A waxing's about a fortnight, ain't it. A waning the same.

Tonight the moon is full, and I feel empty. My heart feels empty. My head is damn near a vacuum, too. And I'm sober. Of course maybe that's the problem. It can be sobering, sobriety.

Even the word sounds hollow. So-ber. Big long-o so, oh, lazy "so?"--- plus brrr. Burr. Thoroughly no fun. One syllable barely accented over the other. Sober.

I talk as if it's a big thing for me tonight. It isn't. It's just a thing.

I guess I don't have anything to say. I have cable TV. What is there to say.

I kind of hate the gods. Don't tell them. No, they don't know---when they're plural they're not omniscient. That's not strictly by-Edith-Hamilton, but I say it's true. Admit it, it feels true. Gods busy planning how to lie to the wife about the raping, and thinking they're sure punishing disobedience by making you a pillar of salt, and falling in love with their reflections or cursing somebody to do that, I forget, is Narcissus a god or just some dude? Oh, Edith. You'd be scowling at me from the back of the paperback, wouldn't you. Could I take you to bed, Edith?
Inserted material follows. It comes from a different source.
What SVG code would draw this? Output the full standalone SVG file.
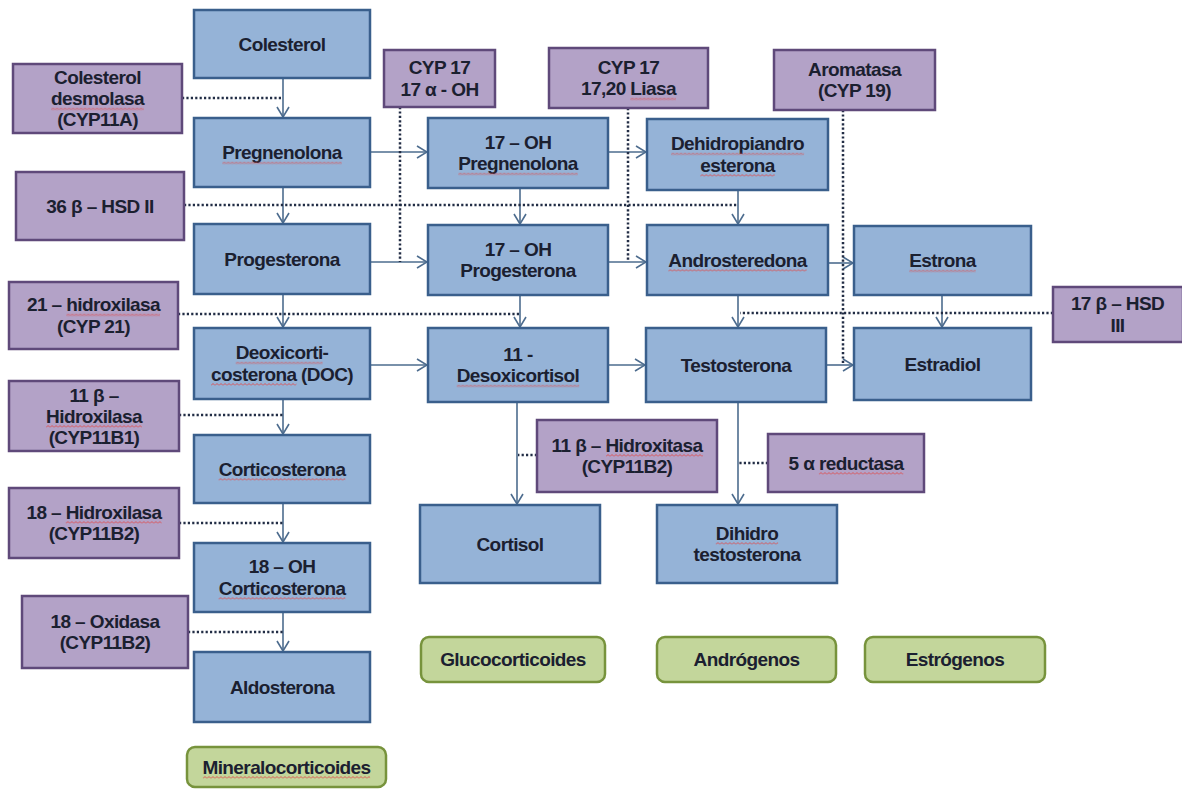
<svg xmlns="http://www.w3.org/2000/svg" width="1182" height="789" viewBox="0 0 1182 789">
<style>
.b{fill:#95b3d7;stroke:#3a5f8c;stroke-width:2.5}
.p{fill:#b3a2c7;stroke:#5f497a;stroke-width:2.5}
.g{fill:#c3d69b;stroke:#77933c;stroke-width:2.5}
.t{font-family:"Liberation Sans",Arial,sans-serif;font-weight:bold;font-size:19px;letter-spacing:-0.6px;fill:#1b2030;text-anchor:middle}
.s{stroke:#4d6c8e;stroke-width:1.6;fill:none;marker-end:url(#arr)}
.d{stroke:#222d45;stroke-width:2.5;stroke-dasharray:2.2 2.2;fill:none}
.q{fill:url(#sq)}
</style>
<defs>
<marker id="arr" viewBox="0 0 12 14" refX="11" refY="7" markerWidth="12" markerHeight="14" markerUnits="userSpaceOnUse" orient="auto">
<path d="M1,1 L11,7 L1,13" fill="none" stroke="#4d6c8e" stroke-width="1.6"/>
</marker>
<pattern id="sq" patternUnits="userSpaceOnUse" width="4" height="3">
<path d="M0,2.5 L2,0.5 L4,2.5" fill="none" stroke="#e04a4a" stroke-width="0.9"/>
</pattern>
</defs>
<rect x="0" y="0" width="1182" height="789" fill="#ffffff"/>

<g id="connectors">
<path class="s" d="M283,78 V117"/>
<path class="s" d="M283,187 V223"/>
<path class="s" d="M283,294 V327"/>
<path class="s" d="M283,399 V434"/>
<path class="s" d="M283,503 V542"/>
<path class="s" d="M283,612 V651"/>
<path class="s" d="M370,152 H427"/>
<path class="s" d="M370,262 H427"/>
<path class="s" d="M370,365 H427"/>
<path class="s" d="M520,188 V224"/>
<path class="s" d="M520,295 V327"/>
<path class="s" d="M608,152 H646"/>
<path class="s" d="M608,262 H646"/>
<path class="s" d="M608,365 H645"/>
<path class="s" d="M738,190 V224"/>
<path class="s" d="M738,295 V327"/>
<path class="s" d="M828,263 H853"/>
<path class="s" d="M826,365 H853"/>
<path class="s" d="M942,295 V327"/>
<path class="s" d="M517,402 V504"/>
<path class="s" d="M738,402 V504"/>
<path class="d" d="M182,98 H283"/>
<path class="d" d="M184,205 H738"/>
<path class="d" d="M400,107 V262"/>
<path class="d" d="M628,108 V262"/>
<path class="d" d="M843,110 V365"/>
<path class="d" d="M178,314 H519"/>
<path class="d" d="M1053,313 H740"/>
<path class="d" d="M179,415 H283"/>
<path class="d" d="M179,523 H283"/>
<path class="d" d="M188,632 H283"/>
<path class="d" d="M537,455 H518"/>
<path class="d" d="M768,463 H739"/>
</g>

<g id="colesterol"><rect class="b" x="194" y="10" width="176" height="68"/><text class="t" x="282" y="50.5">Colesterol</text></g>
<g id="colesterol-desmolasa"><rect class="p" x="13" y="64" width="169" height="69"/><text class="t" x="97.5" y="84">Colesterol</text><text class="t" x="97.5" y="105">desmolasa</text><text class="t" x="97.5" y="126">(CYP11A)</text><rect class="q" x="0" y="0" width="92.8" height="3" transform="translate(51.1,107.5)"/></g>
<g id="cyp17-oh"><rect class="p" x="384" y="50" width="111" height="57"/><text class="t" x="439.5" y="74">CYP 17</text><text class="t" x="439.5" y="95.5">17 α - OH</text></g>
<g id="cyp17-liasa"><rect class="p" x="549" y="48" width="159" height="60"/><text class="t" x="628.5" y="73.5">CYP 17</text><text class="t" x="628.5" y="95">17,20 Liasa</text><rect class="q" x="0" y="0" width="45.6" height="3" transform="translate(630.3,97.5)"/></g>
<g id="aromatasa"><rect class="p" x="774" y="50" width="161" height="60"/><text class="t" x="854.5" y="75.5">Aromatasa</text><text class="t" x="854.5" y="97">(CYP 19)</text></g>

<g id="pregnenolona"><rect class="b" x="194" y="118" width="176" height="69"/><text class="t" x="282" y="159">Pregnenolona</text><rect class="q" x="0" y="0" width="119.5" height="3" transform="translate(222.3,161.5)"/></g>
<g id="oh17-pregnenolona"><rect class="b" x="428" y="118" width="180" height="70"/><text class="t" x="518" y="148.5">17 – OH</text><text class="t" x="518" y="170">Pregnenolona</text><rect class="q" x="0" y="0" width="119.5" height="3" transform="translate(458.3,172.5)"/></g>
<g id="dehidropiandrosterona"><rect class="b" x="647" y="119" width="181" height="71"/><text class="t" x="737.5" y="150">Dehidropiandro</text><text class="t" x="737.5" y="171.5">esterona</text><rect class="q" x="0" y="0" width="133.1" height="3" transform="translate(671,152.5)"/><rect class="q" x="0" y="0" width="74.4" height="3" transform="translate(700.3,174)"/></g>
<g id="hsd36"><rect class="p" x="16" y="172" width="168" height="68"/><text class="t" x="100" y="212.5">36 β – HSD II</text></g>

<g id="progesterona"><rect class="b" x="194" y="224" width="176" height="70"/><text class="t" x="282" y="265.5">Progesterona</text></g>
<g id="oh17-progesterona"><rect class="b" x="428" y="225" width="180" height="70"/><text class="t" x="518" y="255.5">17 – OH</text><text class="t" x="518" y="277">Progesterona</text></g>
<g id="androsteredona"><rect class="b" x="647" y="225" width="181" height="70"/><text class="t" x="737.5" y="266.5">Androsteredona</text><rect class="q" x="0" y="0" width="138.2" height="3" transform="translate(668.4,269)"/></g>
<g id="estrona"><rect class="b" x="854" y="226" width="177" height="69"/><text class="t" x="942.5" y="267">Estrona</text><rect class="q" x="0" y="0" width="66.5" height="3" transform="translate(909.2,269.5)"/></g>
<g id="hidroxilasa21"><rect class="p" x="9" y="282" width="169" height="67"/><text class="t" x="93.5" y="311">21 – hidroxilasa</text><text class="t" x="93.5" y="332.5">(CYP 21)</text><rect class="q" x="0" y="0" width="93.7" height="3" transform="translate(66.3,313.5)"/></g>
<g id="hsd17"><rect class="p" x="1053" y="287" width="130" height="55"/><text class="t" x="1117.5" y="310">17 β – HSD</text><text class="t" x="1117.5" y="331.5">III</text></g>

<g id="deoxicorticosterona"><rect class="b" x="194" y="328" width="176" height="71"/><text class="t" x="282" y="359">Deoxicorti-</text><text class="t" x="282" y="380.5">costerona (DOC)</text><rect class="q" x="0" y="0" width="86.9" height="3" transform="translate(235.7,361.5)"/><rect class="q" x="0" y="0" width="85.4" height="3" transform="translate(211,383)"/></g>
<g id="desoxicortisol"><rect class="b" x="428" y="328" width="180" height="74"/><text class="t" x="518" y="360.5">11 -</text><text class="t" x="518" y="382">Desoxicortisol</text><rect class="q" x="0" y="0" width="122.5" height="3" transform="translate(456.7,384.5)"/></g>
<g id="testosterona"><rect class="b" x="646" y="328" width="180" height="74"/><text class="t" x="736" y="371.5">Testosterona</text></g>
<g id="estradiol"><rect class="b" x="854" y="328" width="177" height="72"/><text class="t" x="942.5" y="370.5">Estradiol</text></g>

<g id="hidroxilasa11"><rect class="p" x="9" y="381" width="170" height="70"/><text class="t" x="94" y="401.5">11 β –</text><text class="t" x="94" y="422.5">Hidroxilasa</text><text class="t" x="94" y="443.5">(CYP11B1)</text><rect class="q" x="0" y="0" width="95.8" height="3" transform="translate(46.1,425)"/></g>
<g id="hidroxitasa11"><rect class="p" x="537" y="420" width="180" height="72"/><text class="t" x="627" y="451.5">11 β – Hidroxitasa</text><text class="t" x="627" y="473">(CYP11B2)</text><rect class="q" x="0" y="0" width="96.9" height="3" transform="translate(606,454)"/></g>
<g id="reductasa5"><rect class="p" x="768" y="434" width="156" height="58"/><text class="t" x="846" y="469.5">5 α reductasa</text><rect class="q" x="0" y="0" width="84.4" height="3" transform="translate(818.9,472)"/></g>
<g id="corticosterona"><rect class="b" x="194" y="435" width="176" height="68"/><text class="t" x="282" y="475.5">Corticosterona</text><rect class="q" x="0" y="0" width="126.7" height="3" transform="translate(218.6,478)"/></g>
<g id="cortisol"><rect class="b" x="420" y="505" width="180" height="78"/><text class="t" x="510" y="550.5">Cortisol</text></g>
<g id="dihidrotestosterona"><rect class="b" x="657" y="505" width="180" height="78"/><text class="t" x="747" y="539.5">Dihidro</text><text class="t" x="747" y="561">testosterona</text><rect class="q" x="0" y="0" width="62.3" height="3" transform="translate(715.8,542)"/></g>

<g id="hidroxilasa18"><rect class="p" x="9" y="488" width="170" height="70"/><text class="t" x="94" y="518.5">18 – Hidroxilasa</text><text class="t" x="94" y="540">(CYP11B2)</text><rect class="q" x="0" y="0" width="95.8" height="3" transform="translate(65.8,521)"/></g>
<g id="oh18-corticosterona"><rect class="b" x="194" y="543" width="176" height="69"/><text class="t" x="282" y="573">18 – OH</text><text class="t" x="282" y="594.5">Corticosterona</text><rect class="q" x="0" y="0" width="126.7" height="3" transform="translate(218.6,597)"/></g>
<g id="oxidasa18"><rect class="p" x="22" y="596" width="166" height="72"/><text class="t" x="105" y="627.5">18 – Oxidasa</text><text class="t" x="105" y="649">(CYP11B2)</text></g>
<g id="aldosterona"><rect class="b" x="194" y="652" width="176" height="70"/><text class="t" x="282" y="693.5">Aldosterona</text></g>

<g id="glucocorticoides"><rect class="g" x="421" y="637" width="184" height="45" rx="8"/><text class="t" x="513" y="666">Glucocorticoides</text></g>
<g id="androgenos"><rect class="g" x="657" y="637" width="179" height="45" rx="8"/><text class="t" x="746.5" y="666">Andrógenos</text></g>
<g id="estrogenos"><rect class="g" x="865" y="637" width="180" height="45" rx="8"/><text class="t" x="955" y="666">Estrógenos</text></g>
<g id="mineralocorticoides"><rect class="g" x="187" y="747" width="199" height="40" rx="8"/><text class="t" x="286.5" y="773.5">Mineralocorticoides</text><rect class="q" x="0" y="0" width="167.2" height="3" transform="translate(202.9,776)"/></g>
</svg>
I know you were one of ours. You just looked a little beyond giving a go at opening up to me, that's all. I might be wrong. But my point is, your many gods are so deliriously human they clearly don't know shit, any more than we do, any more than I do. So they don't already know how much I hate them, if you don't tell.

Come here, Edith. Kiss me. How else will I know whether I'm beyond it myself.